- YOUR INSTRUCTIONS: Please output every line of the material as it stands, without the pictures.
★ ★ ★ ★
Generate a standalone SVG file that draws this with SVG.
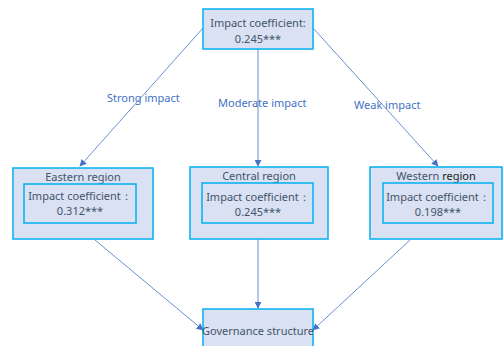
<svg xmlns="http://www.w3.org/2000/svg" width="504" height="346" viewBox="0 0 504 346">
<style>
.box{fill:#D9E1F2;stroke:#00B0F0;stroke-width:1.5}
.t{font-family:"Noto Sans","Liberation Sans",sans-serif;font-size:11px;fill:#44546A;text-anchor:middle}
.lbl{font-family:"Noto Sans","Liberation Sans",sans-serif;font-size:11px;fill:#4472C4}
.c{stroke:#4472C4;stroke-width:0.8;fill:none;marker-end:url(#a)}
</style>
<defs>
<marker id="a" viewBox="0 0 10 10" refX="9" refY="5" markerWidth="7" markerHeight="7" markerUnits="userSpaceOnUse" orient="auto">
<path d="M0,0 L10,5 L0,10 z" fill="#4472C4"/>
</marker>
</defs>
<rect width="504" height="346" fill="#fff"/>
<g id="connectors">
<line class="c" x1="203" y1="28" x2="80" y2="166"/>
<line class="c" x1="258" y1="49" x2="258" y2="166"/>
<line class="c" x1="313" y1="28" x2="438" y2="166"/>
<line class="c" x1="95" y1="240" x2="203" y2="330"/>
<line class="c" x1="258" y1="223" x2="258" y2="308"/>
<line class="c" x1="410" y1="240" x2="313" y2="330"/>
</g>
<g id="labels">
<text class="lbl" x="107" y="102">Strong impact</text>
<text class="lbl" x="218" y="107">Moderate impact</text>
<text class="lbl" x="354" y="109">Weak impact</text>
</g>
<g id="top">
<rect class="box" x="203" y="9" width="110" height="40"/>
<text class="t" x="258" y="27">Impact coefficient:</text>
<text class="t" x="258" y="43">0.245***</text>
</g>
<g id="eastern">
<rect class="box" x="13" y="168" width="140" height="71"/>
<text class="t" x="83" y="181">Eastern region</text>
<rect class="box" x="24" y="184" width="112" height="39"/>
<text class="t" x="80" y="200">Impact coefficient：</text>
<text class="t" x="80" y="215">0.312***</text>
</g>
<g id="central">
<rect class="box" x="190" y="167" width="138" height="72"/>
<text class="t" x="259" y="180">Central region</text>
<rect class="box" x="202" y="183" width="111" height="40"/>
<text class="t" x="258" y="201">Impact coefficient：</text>
<text class="t" x="258" y="216">0.245***</text>
</g>
<g id="western">
<rect class="box" x="370" y="167" width="132" height="72"/>
<text class="t" x="436" y="180">Western <tspan fill="#222">region</tspan></text>
<rect class="box" x="383" y="183" width="110" height="40"/>
<text class="t" x="438" y="201">Impact coefficient：</text>
<text class="t" x="438" y="216">0.198***</text>
</g>
<g id="governance">
<rect class="box" x="203" y="309" width="110" height="45"/>
<text class="t" x="258" y="335">Governance structure</text>
</g>
</svg>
★ ★ ★ ★
- REPLY:
Generate a standalone SVG file that draws this with SVG.
<svg xmlns="http://www.w3.org/2000/svg" width="504" height="346" viewBox="0 0 504 346">
<style>
.box{fill:#D9E1F2;stroke:#00B0F0;stroke-width:1.5}
.t{font-family:"Noto Sans","Liberation Sans",sans-serif;font-size:11px;fill:#44546A;text-anchor:middle}
.lbl{font-family:"Noto Sans","Liberation Sans",sans-serif;font-size:11px;fill:#4472C4}
.c{stroke:#4472C4;stroke-width:0.8;fill:none;marker-end:url(#a)}
</style>
<defs>
<marker id="a" viewBox="0 0 10 10" refX="9" refY="5" markerWidth="7" markerHeight="7" markerUnits="userSpaceOnUse" orient="auto">
<path d="M0,0 L10,5 L0,10 z" fill="#4472C4"/>
</marker>
</defs>
<rect width="504" height="346" fill="#fff"/>
<g id="connectors">
<line class="c" x1="203" y1="28" x2="80" y2="166"/>
<line class="c" x1="258" y1="49" x2="258" y2="166"/>
<line class="c" x1="313" y1="28" x2="438" y2="166"/>
<line class="c" x1="95" y1="240" x2="203" y2="330"/>
<line class="c" x1="258" y1="223" x2="258" y2="308"/>
<line class="c" x1="410" y1="240" x2="313" y2="330"/>
</g>
<g id="labels">
<text class="lbl" x="107" y="102">Strong impact</text>
<text class="lbl" x="218" y="107">Moderate impact</text>
<text class="lbl" x="354" y="109">Weak impact</text>
</g>
<g id="top">
<rect class="box" x="203" y="9" width="110" height="40"/>
<text class="t" x="258" y="27">Impact coefficient:</text>
<text class="t" x="258" y="43">0.245***</text>
</g>
<g id="eastern">
<rect class="box" x="13" y="168" width="140" height="71"/>
<text class="t" x="83" y="181">Eastern region</text>
<rect class="box" x="24" y="184" width="112" height="39"/>
<text class="t" x="80" y="200">Impact coefficient：</text>
<text class="t" x="80" y="215">0.312***</text>
</g>
<g id="central">
<rect class="box" x="190" y="167" width="138" height="72"/>
<text class="t" x="259" y="180">Central region</text>
<rect class="box" x="202" y="183" width="111" height="40"/>
<text class="t" x="258" y="201">Impact coefficient：</text>
<text class="t" x="258" y="216">0.245***</text>
</g>
<g id="western">
<rect class="box" x="370" y="167" width="132" height="72"/>
<text class="t" x="436" y="180">Western <tspan fill="#222">region</tspan></text>
<rect class="box" x="383" y="183" width="110" height="40"/>
<text class="t" x="438" y="201">Impact coefficient：</text>
<text class="t" x="438" y="216">0.198***</text>
</g>
<g id="governance">
<rect class="box" x="203" y="309" width="110" height="45"/>
<text class="t" x="258" y="335">Governance structure</text>
</g>
</svg>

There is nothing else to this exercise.